Members of the Board of Health deliberated—at times agonized—for almost an hour-and-a-half during a special meeting held on Zoom last Monday night before voting to rescind its indoor mask requirement on Feb. 28, the same day state education officials made masking optional in schools.
And even though the vote was 3-2, there was agreement that the time has come.
Member Ann Kiessling, who has consistently opposed the mandate, moved that the requirement be lifted. Susan Schwartz, who at the Feb. 7 board meeting successfully suggested that the town align with a ruling by the Department of Elementary and Secondary Education, seconded.
Maureen Richichi was the swing vote. She added a provision requiring a detailed advisory concurrent with the transition—stressing masking as an option when transmission rates are moderate or higher. Kiessling said she welcomed the amendment.
Anita Raj, board chair, and Bea Brunkhorst were the negative votes. Both indicated that if the data continue to trend down as of the board’s Feb. 28 meeting, they could support rescinding on March 7.
Raj invited each member to comment on their positions, and some of them wavered even as they tried to articulate where they stood.
Brunkhorst indicated her concern about premature rescinding. “I would love to see testing be more robust,” noting that Feb. 28 will be an opportunity to update data. “Personally, I’d love to keep it until after March 7.”
She anticipates a post-vacation increase in cases. Brunkhorst also recognized the need to align with the practice in the schools, and to advise the School Committee about concerns about large gatherings. She recommended identifying a specific metric, such as hospitalizations, “It’s good to get something in place so a mask mandate can come back as needed.”

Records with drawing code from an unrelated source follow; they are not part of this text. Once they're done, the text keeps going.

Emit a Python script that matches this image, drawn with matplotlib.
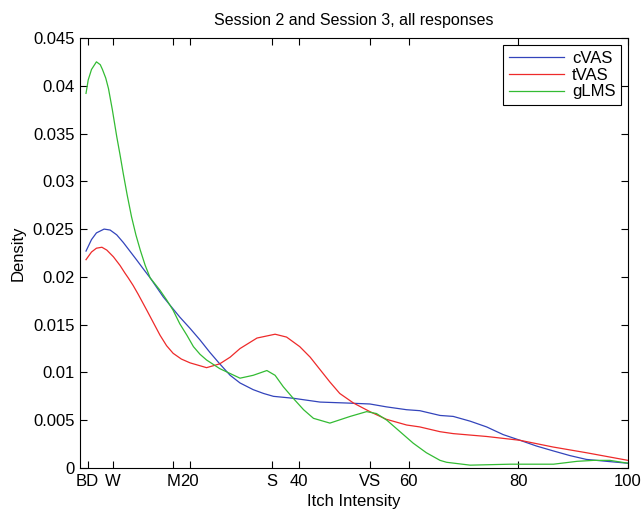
import numpy as np
import matplotlib.pyplot as plt

plt.rcParams['font.family'] = ['Liberation Sans', 'DejaVu Sans']

# values
cvas_x = [1.1, 2.1, 3.0, 4.4, 5.5, 6.7, 7.9, 9.1, 10.3, 11.6, 12.8, 15.2, 18.2, 20.1,
          21.9, 23.7, 25.5, 27.4, 29.2, 31.6, 33.5, 35.3, 38.9, 43.8, 48.7, 52.9, 55.9,
          59.6, 62, 65.7, 68.1, 71.2, 74.2, 77.2, 80.3, 83.3, 86.3, 89.4, 92.4, 96.1, 100]
cvas_y = [0.0227, 0.0239, 0.0246, 0.0250, 0.0249, 0.0244, 0.0236, 0.0227, 0.0218, 0.0208,
          0.0199, 0.0179, 0.0158, 0.0146, 0.0134, 0.0121, 0.0109, 0.0097, 0.0089, 0.0082,
          0.0078, 0.0075, 0.0073, 0.0069, 0.0068, 0.0067, 0.0064, 0.0061, 0.0060, 0.0055,
          0.0054, 0.0049, 0.0043, 0.0035, 0.0029, 0.0023, 0.0018, 0.0013, 0.0009, 0.0007,
          0.0005]

tvas_x = [1.1, 2.1, 3.0, 4.0, 4.9, 6.1, 7.3, 8.2, 8.8, 9.7, 10.6, 12.2, 13.4, 14.6, 15.8,
          17, 18.5, 20.1, 23.1, 25.5, 27.4, 29.2, 32.3, 35.6, 37.7, 40.1, 42, 43.8, 45.6,
          47.4, 49.9, 52.9, 55.9, 59.6, 62, 65.7, 68.1, 74.2, 80.3, 86.3, 92.4, 100]
tvas_y = [0.0218, 0.0226, 0.0230, 0.0231, 0.0228, 0.0221, 0.0212, 0.0204, 0.0199, 0.0191,
          0.0182, 0.0165, 0.0152, 0.0139, 0.0128, 0.0120, 0.0114, 0.0110, 0.0105, 0.0109,
          0.0116, 0.0125, 0.0136, 0.0140, 0.0137, 0.0127, 0.0116, 0.0103, 0.0090, 0.0078,
          0.0068, 0.0059, 0.0051, 0.0045, 0.0043, 0.0038, 0.0036, 0.0033, 0.0029, 0.0022,
          0.0016, 0.0008]

glms_x = [1.1, 1.5, 2.1, 3.0, 3.7, 4.1, 4.7, 5.2, 5.9, 6.7, 7.3, 7.9, 8.6, 9.4, 10.2,
          11.0, 11.9, 12.8, 14.6, 15.8, 17, 18.2, 19.5, 20.7, 21.9, 23.1, 25.5, 29.2,
          31.6, 34.1, 35.6, 37.1, 38.9, 40.8, 42.6, 45.6, 49.3, 52.3, 54.1, 56, 58.4,
          60.8, 63.2, 65.7, 66.9, 71.2, 78.5, 86.4, 90.7, 93.7, 96.7, 100]
glms_y = [0.0392, 0.0406, 0.0417, 0.0425, 0.0422, 0.0417, 0.0408, 0.0397, 0.0375, 0.0347,
          0.0328, 0.0308, 0.0286, 0.0263, 0.0244, 0.0228, 0.0212, 0.0199, 0.0186, 0.0176,
          0.0165, 0.0151, 0.0139, 0.0127, 0.0119, 0.0113, 0.0104, 0.0094, 0.0097, 0.0102,
          0.0097, 0.0085, 0.0073, 0.0061, 0.0052, 0.0047, 0.0054, 0.0059, 0.0057, 0.0050,
          0.0038, 0.0026, 0.0016, 0.0008, 0.0006, 0.0003, 0.0004, 0.0004, 0.0007, 0.0008,
          0.0008, 0.0005]

xtick_pos = [1.4, 6, 17, 20, 35, 40, 53, 60, 80, 100]
xtick_lab = ['BD', 'W', 'M', '20', 'S', '40', 'VS', '60', '80', '100']
ytick_pos = [0, 0.005, 0.01, 0.015, 0.02, 0.025, 0.03, 0.035, 0.04, 0.045]
ytick_lab = ['0', '0.005', '0.01', '0.015', '0.02', '0.025', '0.03', '0.035', '0.04', '0.045']

fig = plt.figure(figsize=(6.44, 5.12), dpi=100)
ax = fig.add_axes([0.1242, 0.0859, 0.851, 0.840])

ax.plot(cvas_x, cvas_y, color='#3344bb', lw=0.9, label='cVAS')
ax.plot(tvas_x, tvas_y, color='#ee2a2a', lw=0.9, label='tVAS')
ax.plot(glms_x, glms_y, color='#33bb33', lw=0.9, label='gLMS')

ax.set_xlim(0, 100)
ax.set_ylim(0, 0.045)
ax.set_xticks(xtick_pos)
ax.set_xticklabels(xtick_lab)
ax.set_yticks(ytick_pos)
ax.set_yticklabels(ytick_lab)
ax.tick_params(direction='in', top=True, right=True, length=5, width=0.8,
               labelsize=12, pad=4)
for s in ax.spines.values():
    s.set_linewidth(0.8)

ax.set_title('Session 2 and Session 3, all responses', fontsize=11.5, pad=9)
ax.set_xlabel('Itch Intensity', fontsize=12, labelpad=4)
ax.set_ylabel('Density', fontsize=12, labelpad=5)

leg = ax.legend(loc='upper right', bbox_to_anchor=(0.988, 0.983), fancybox=False,
                edgecolor='black', framealpha=1, fontsize=12, handlelength=3.3,
                borderaxespad=0, labelspacing=0.1, handletextpad=0.5,
                borderpad=0.35)
leg.get_frame().set_linewidth(0.8)

fig.savefig('out.png', dpi=100)
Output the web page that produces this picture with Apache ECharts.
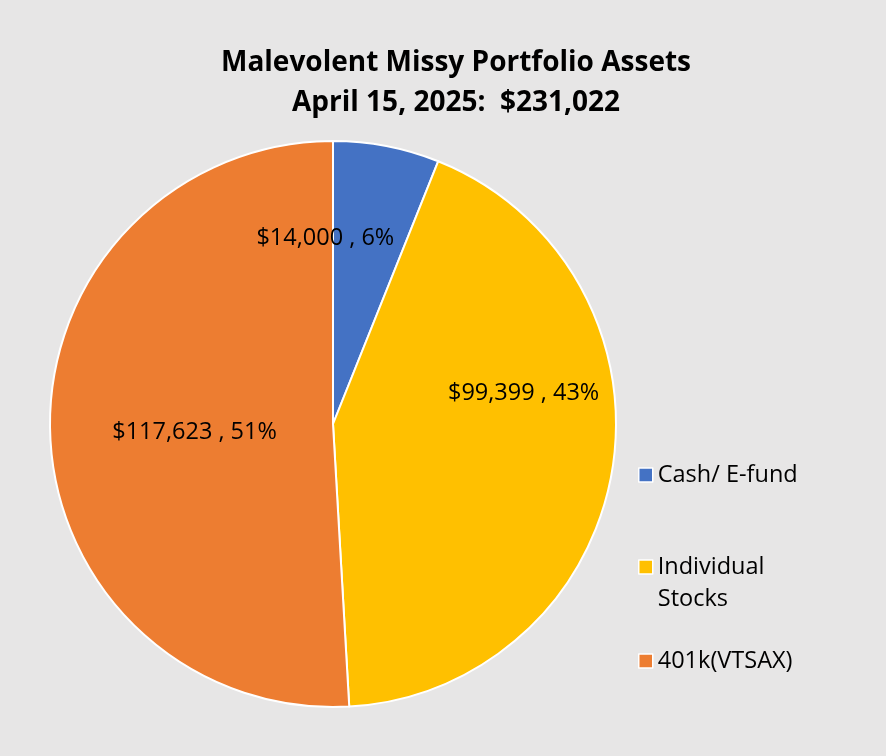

Kiessling commented, “People have an unrealistic expectation about how helpful the masks are.” She acknowledged that they “might help a little,” but referenced data during the January surge that showed no statistical difference in cases among towns with or without a requirement.
Case numbers are no longer meaningful, she said. “The logic behind that is there are too many people testing positive who are not sick. The only realistic metrics are hospitalizations and deaths,” and perhaps percent positivity. Referring to the elderly, Kiessling said, “I don’t think we have good messaging for people who are really at risk—but they certainly shouldn’t depend on the mask.” She advised that before visiting someone who is compromised, get tested.
“My goal is low transmission,” said Maureen Richichi, noting her concern that the superintendent of schools announced acceptance of the DESE decision without consulting the Board of Health. “I was hoping that there could be a discussion to be consistent moving forward.”
Initially, she was leaning toward a one-week delay. Richichi quoted an epidemiologist about the importance of “the choices we continue to make in terms of caring for ourselves and for each other.” She said she was surprised that DESE didn’t provide for a week’s leeway after vacation, “The important thing to keep in mind [is] we still have a reason to care for one another.”
She also expressed concern about what she called the town’s low vaccination rate, saying 19 percent of residents aren’t vaccinated.
Schwartz proposed linking the Bedford mandate to the DESE policy at the Feb. 7 meeting. Now, she admitted, “I don’t know if that makes sense.” She also expressed concern “that residents aren’t taking advantage of the whole series of vaccines. And I’d love to see the school testing numbers be higher.”
“Masking is just one of the protective measures, and we didn’t mandate all of the other protective measures,” she pointed out. Schwartz urged that residents “assess your risk, your immediate community, and the greater community,” adding that people should not be judgmental about individual mask-wearing.
Raj cited a “classic” theme of “individual rights vs. community rights.” She said she would like to evaluate hospitalizations at the next meeting. But other members discouraged hard numbers. “Either align with DESE or come up with a date. Put a stake in the ground,” Schwartz declared.
Heidi Porter, director of health and human services, commented, “From a public health perspective, I want to be the most conservative. To have a little more time is not a bad thing.”
She stressed that the DESE recommendation was made in consultation with its own medical experts and the state Department of Public Health.
She cited low case numbers from August and wondered why the board won’t consider that as a baseline for rescinding. Richichi pointed out that those data were before the Omicron variant, She said she preferred a “consistent decrease” over numbers.
The board accepted a dozen comments during the meeting and acknowledged receiving many emails.
As expected, they were polarized. Emily Prince said she collected 119 signatures in 24 hours calling for continuing the mandate to March 7, “to be sure that there are no post-Super Bowl and post-vacation surges. Michaela McCormick added that maybe the board can extend a continued mandate into the schools “so we can really make a plan for going forward on metrics and data.” Jeremy Singer said the decision should be based on numbers, not “sentiment.”
Jane Patterson declared, “Kids should not be masked at school. It’s gone on long enough.” Angela Winter said teachers have told her that students’ “phonetic awareness is falling way behind.” Dr. Michael Indelicato said, “If someone feels they are at risk, wear a mask, It’s time to let kids be kids.”
John Mitchell urged retaining the requirement for large gatherings such as the high school musical Other speakers were familiar to the board.